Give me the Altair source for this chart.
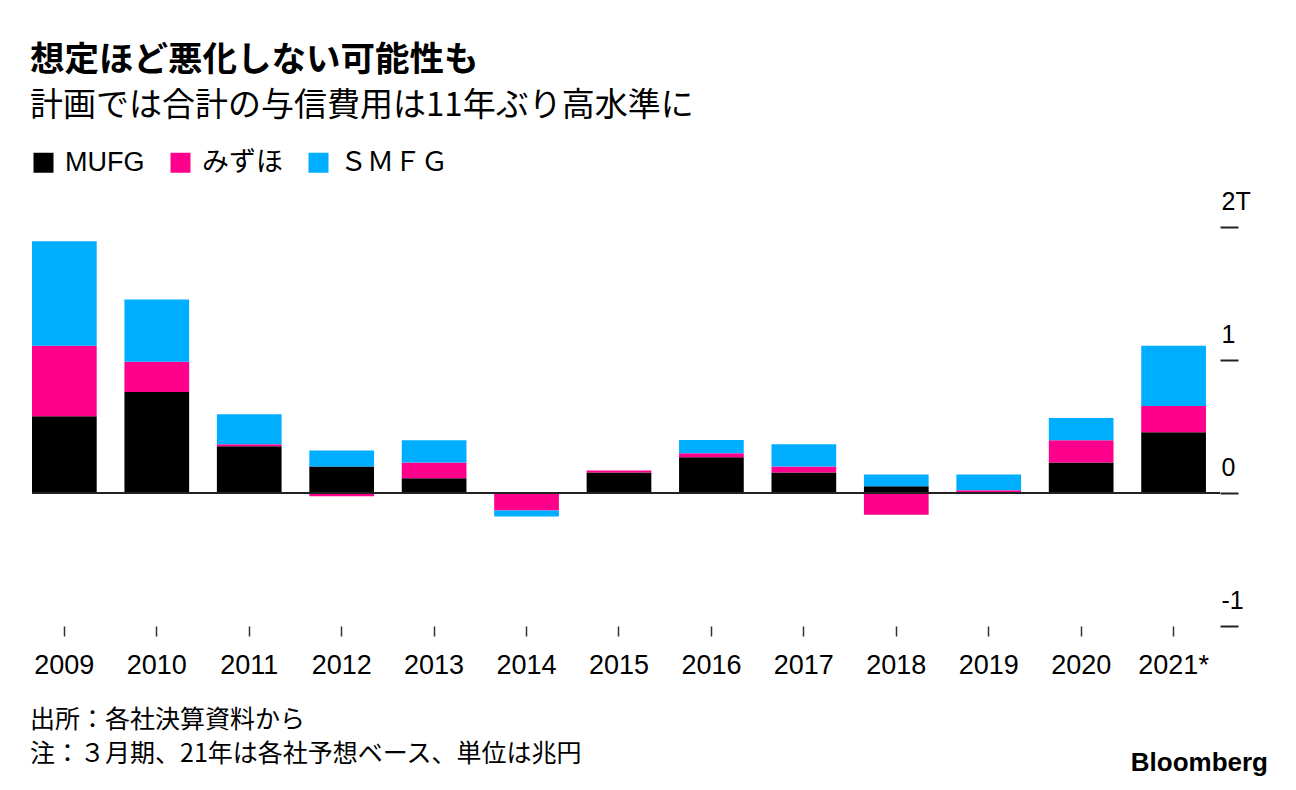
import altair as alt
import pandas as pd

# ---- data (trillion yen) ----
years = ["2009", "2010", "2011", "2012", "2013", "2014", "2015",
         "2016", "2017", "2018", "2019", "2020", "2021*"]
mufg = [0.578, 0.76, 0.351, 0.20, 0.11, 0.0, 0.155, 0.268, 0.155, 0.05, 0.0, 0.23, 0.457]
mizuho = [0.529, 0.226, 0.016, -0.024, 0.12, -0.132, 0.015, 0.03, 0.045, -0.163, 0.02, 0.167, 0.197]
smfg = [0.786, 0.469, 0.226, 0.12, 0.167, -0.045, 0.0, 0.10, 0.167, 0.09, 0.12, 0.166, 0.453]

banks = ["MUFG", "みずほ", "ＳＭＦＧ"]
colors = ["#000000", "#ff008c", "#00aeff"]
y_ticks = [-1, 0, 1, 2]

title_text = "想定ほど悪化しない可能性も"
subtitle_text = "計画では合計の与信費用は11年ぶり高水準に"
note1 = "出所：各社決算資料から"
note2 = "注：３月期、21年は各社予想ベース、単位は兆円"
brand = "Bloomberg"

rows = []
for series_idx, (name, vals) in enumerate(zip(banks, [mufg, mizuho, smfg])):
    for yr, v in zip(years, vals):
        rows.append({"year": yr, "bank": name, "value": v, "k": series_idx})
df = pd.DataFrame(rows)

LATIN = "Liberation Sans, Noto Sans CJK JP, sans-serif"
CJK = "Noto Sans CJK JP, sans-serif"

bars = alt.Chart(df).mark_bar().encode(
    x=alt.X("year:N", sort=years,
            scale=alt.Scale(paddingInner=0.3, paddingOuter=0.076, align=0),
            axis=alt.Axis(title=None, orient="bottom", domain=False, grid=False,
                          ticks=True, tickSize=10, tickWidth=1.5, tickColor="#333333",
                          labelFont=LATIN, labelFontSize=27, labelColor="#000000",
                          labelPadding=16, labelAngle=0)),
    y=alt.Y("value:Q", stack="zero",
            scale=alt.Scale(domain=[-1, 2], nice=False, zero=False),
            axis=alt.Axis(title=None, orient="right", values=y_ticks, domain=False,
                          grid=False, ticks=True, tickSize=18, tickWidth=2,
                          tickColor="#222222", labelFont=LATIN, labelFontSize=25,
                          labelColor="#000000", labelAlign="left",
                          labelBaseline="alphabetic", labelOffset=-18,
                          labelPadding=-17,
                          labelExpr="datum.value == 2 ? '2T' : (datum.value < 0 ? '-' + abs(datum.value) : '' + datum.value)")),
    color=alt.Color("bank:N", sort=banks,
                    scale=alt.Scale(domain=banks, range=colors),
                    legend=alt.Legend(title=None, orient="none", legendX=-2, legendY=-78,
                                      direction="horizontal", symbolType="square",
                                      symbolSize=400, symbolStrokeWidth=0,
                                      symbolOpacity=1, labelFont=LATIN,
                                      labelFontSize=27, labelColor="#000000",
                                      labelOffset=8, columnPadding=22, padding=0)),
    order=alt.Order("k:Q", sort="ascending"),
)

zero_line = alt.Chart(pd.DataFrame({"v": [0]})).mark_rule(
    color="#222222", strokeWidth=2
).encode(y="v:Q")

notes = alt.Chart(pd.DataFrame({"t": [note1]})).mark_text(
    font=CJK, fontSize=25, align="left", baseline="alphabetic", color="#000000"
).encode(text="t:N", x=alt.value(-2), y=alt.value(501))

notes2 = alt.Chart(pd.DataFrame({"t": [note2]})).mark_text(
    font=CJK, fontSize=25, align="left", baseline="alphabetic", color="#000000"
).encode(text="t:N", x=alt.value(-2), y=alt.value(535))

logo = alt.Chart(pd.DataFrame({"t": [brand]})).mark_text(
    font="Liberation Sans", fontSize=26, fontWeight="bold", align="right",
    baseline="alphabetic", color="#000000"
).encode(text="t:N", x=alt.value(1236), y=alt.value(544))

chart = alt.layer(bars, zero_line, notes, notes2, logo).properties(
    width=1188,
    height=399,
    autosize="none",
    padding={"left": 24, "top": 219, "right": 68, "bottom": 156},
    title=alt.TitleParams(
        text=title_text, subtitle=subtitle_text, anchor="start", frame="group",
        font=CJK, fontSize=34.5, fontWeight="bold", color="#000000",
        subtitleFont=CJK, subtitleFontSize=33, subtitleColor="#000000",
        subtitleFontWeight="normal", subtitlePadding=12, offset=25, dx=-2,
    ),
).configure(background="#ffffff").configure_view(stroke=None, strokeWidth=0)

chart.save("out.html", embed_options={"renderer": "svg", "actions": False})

- - - -

Restate each line from the start of the listing through the line bearing "import pandas as pd" word for word. Drop the pictures.

== TASK RESPONSE ==
Give me the Altair source for this chart.
import altair as alt
import pandas as pd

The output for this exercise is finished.